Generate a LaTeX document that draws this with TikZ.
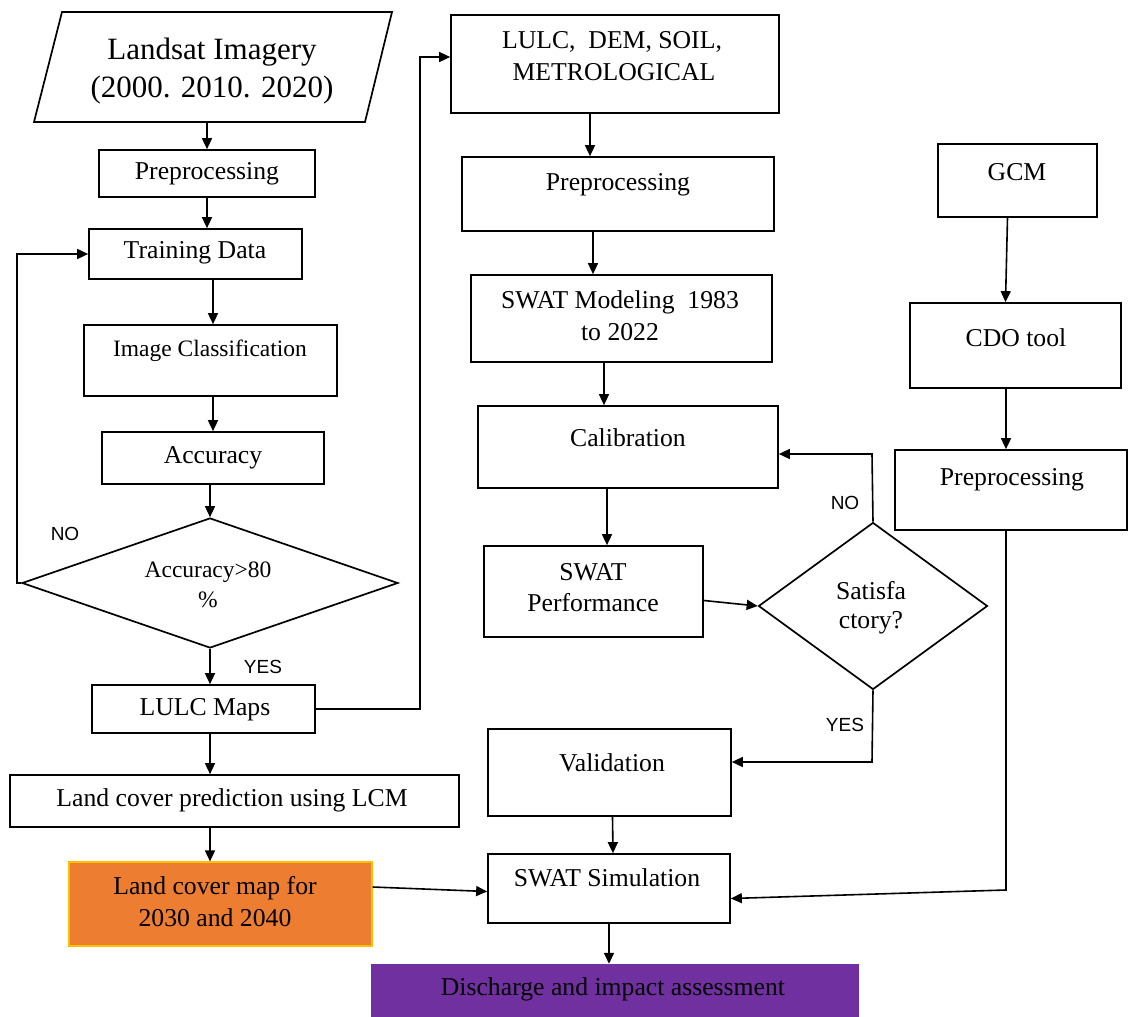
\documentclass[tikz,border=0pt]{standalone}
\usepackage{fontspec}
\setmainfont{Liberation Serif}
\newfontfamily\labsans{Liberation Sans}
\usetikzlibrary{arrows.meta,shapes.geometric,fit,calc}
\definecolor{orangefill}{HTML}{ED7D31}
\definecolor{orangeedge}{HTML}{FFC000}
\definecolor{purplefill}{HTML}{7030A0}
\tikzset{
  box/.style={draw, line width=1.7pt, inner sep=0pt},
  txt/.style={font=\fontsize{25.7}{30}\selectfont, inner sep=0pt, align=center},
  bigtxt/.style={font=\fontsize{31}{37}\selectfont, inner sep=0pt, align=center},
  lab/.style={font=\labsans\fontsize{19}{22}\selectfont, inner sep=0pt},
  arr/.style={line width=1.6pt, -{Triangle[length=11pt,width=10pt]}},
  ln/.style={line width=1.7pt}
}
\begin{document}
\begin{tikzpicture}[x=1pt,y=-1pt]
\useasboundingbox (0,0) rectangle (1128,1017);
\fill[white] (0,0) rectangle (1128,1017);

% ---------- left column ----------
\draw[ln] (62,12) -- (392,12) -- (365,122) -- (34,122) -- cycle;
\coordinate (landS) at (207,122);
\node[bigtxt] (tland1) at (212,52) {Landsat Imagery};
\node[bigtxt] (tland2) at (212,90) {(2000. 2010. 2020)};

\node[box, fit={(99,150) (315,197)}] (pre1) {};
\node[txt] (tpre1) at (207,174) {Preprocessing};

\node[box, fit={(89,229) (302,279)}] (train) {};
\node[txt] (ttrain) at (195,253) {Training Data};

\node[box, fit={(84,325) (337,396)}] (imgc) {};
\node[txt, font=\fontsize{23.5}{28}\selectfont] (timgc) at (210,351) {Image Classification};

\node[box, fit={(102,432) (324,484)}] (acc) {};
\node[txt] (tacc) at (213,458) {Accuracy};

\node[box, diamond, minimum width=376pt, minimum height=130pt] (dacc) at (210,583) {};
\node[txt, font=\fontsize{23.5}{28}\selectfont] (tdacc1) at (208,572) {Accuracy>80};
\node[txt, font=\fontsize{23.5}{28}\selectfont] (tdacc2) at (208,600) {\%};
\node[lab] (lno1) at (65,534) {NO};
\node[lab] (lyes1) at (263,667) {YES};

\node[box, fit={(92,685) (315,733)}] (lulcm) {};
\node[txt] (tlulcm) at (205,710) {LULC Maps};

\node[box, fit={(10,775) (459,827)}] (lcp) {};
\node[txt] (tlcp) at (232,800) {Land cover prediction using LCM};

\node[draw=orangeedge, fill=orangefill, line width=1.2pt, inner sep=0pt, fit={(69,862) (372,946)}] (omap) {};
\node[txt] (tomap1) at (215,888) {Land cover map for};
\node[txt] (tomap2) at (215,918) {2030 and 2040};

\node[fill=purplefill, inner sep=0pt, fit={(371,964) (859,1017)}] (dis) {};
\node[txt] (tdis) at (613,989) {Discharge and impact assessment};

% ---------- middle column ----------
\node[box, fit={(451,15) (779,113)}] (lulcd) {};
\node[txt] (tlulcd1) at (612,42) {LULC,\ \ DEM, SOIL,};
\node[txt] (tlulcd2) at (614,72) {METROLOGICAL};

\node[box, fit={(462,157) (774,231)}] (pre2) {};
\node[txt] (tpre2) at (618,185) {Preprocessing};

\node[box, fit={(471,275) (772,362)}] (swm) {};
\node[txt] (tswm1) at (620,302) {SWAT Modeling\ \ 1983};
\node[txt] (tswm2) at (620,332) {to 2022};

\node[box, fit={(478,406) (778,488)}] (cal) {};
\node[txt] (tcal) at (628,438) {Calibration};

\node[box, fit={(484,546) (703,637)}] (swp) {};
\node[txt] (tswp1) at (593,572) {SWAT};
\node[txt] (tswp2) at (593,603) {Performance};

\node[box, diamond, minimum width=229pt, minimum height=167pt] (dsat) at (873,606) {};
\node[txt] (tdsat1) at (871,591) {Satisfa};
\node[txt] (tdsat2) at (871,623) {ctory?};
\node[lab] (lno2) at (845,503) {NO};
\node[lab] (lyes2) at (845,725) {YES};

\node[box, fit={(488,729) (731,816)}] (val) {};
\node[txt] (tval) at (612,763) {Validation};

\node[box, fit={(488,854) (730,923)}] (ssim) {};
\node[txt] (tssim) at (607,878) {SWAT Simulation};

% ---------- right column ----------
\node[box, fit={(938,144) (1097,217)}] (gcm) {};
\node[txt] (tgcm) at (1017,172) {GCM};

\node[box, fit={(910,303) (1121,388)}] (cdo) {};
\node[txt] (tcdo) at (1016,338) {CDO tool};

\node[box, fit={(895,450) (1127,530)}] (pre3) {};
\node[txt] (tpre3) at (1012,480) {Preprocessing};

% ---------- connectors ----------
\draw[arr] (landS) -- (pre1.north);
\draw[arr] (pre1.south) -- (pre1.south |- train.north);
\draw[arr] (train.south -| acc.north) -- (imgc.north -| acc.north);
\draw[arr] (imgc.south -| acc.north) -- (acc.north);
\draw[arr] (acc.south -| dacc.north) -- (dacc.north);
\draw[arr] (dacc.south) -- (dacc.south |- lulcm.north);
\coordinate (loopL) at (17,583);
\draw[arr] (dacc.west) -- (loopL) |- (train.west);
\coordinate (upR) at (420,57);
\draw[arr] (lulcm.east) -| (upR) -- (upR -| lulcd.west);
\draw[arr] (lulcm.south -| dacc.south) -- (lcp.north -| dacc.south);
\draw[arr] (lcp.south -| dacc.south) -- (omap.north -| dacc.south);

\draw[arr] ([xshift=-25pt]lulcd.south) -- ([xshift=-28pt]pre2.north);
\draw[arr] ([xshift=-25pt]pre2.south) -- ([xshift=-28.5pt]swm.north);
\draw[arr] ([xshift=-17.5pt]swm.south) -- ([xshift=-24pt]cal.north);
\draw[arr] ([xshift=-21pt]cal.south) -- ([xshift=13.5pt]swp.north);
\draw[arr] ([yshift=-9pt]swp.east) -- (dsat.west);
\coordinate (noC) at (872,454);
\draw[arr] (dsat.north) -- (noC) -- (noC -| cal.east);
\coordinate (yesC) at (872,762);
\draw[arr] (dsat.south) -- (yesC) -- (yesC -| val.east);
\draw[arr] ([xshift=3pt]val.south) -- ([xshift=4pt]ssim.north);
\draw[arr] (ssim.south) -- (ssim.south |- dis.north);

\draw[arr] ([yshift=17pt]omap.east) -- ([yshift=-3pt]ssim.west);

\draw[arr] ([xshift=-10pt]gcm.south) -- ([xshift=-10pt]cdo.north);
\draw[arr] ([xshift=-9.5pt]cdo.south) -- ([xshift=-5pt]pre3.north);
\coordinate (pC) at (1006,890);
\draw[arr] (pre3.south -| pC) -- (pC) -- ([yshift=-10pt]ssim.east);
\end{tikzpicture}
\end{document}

····················

- **AIM OF THE TASK**
Everything from the first line of the listing above through the line that contains "(ttrain) at (195,253)" is to be restated word for word, minus the pictures.

- **THE RESPONSE**
Generate a LaTeX document that draws this with TikZ.
\documentclass[tikz,border=0pt]{standalone}
\usepackage{fontspec}
\setmainfont{Liberation Serif}
\newfontfamily\labsans{Liberation Sans}
\usetikzlibrary{arrows.meta,shapes.geometric,fit,calc}
\definecolor{orangefill}{HTML}{ED7D31}
\definecolor{orangeedge}{HTML}{FFC000}
\definecolor{purplefill}{HTML}{7030A0}
\tikzset{
  box/.style={draw, line width=1.7pt, inner sep=0pt},
  txt/.style={font=\fontsize{25.7}{30}\selectfont, inner sep=0pt, align=center},
  bigtxt/.style={font=\fontsize{31}{37}\selectfont, inner sep=0pt, align=center},
  lab/.style={font=\labsans\fontsize{19}{22}\selectfont, inner sep=0pt},
  arr/.style={line width=1.6pt, -{Triangle[length=11pt,width=10pt]}},
  ln/.style={line width=1.7pt}
}
\begin{document}
\begin{tikzpicture}[x=1pt,y=-1pt]
\useasboundingbox (0,0) rectangle (1128,1017);
\fill[white] (0,0) rectangle (1128,1017);

% ---------- left column ----------
\draw[ln] (62,12) -- (392,12) -- (365,122) -- (34,122) -- cycle;
\coordinate (landS) at (207,122);
\node[bigtxt] (tland1) at (212,52) {Landsat Imagery};
\node[bigtxt] (tland2) at (212,90) {(2000. 2010. 2020)};

\node[box, fit={(99,150) (315,197)}] (pre1) {};
\node[txt] (tpre1) at (207,174) {Preprocessing};

\node[box, fit={(89,229) (302,279)}] (train) {};
\node[txt] (ttrain) at (195,253) {Training Data};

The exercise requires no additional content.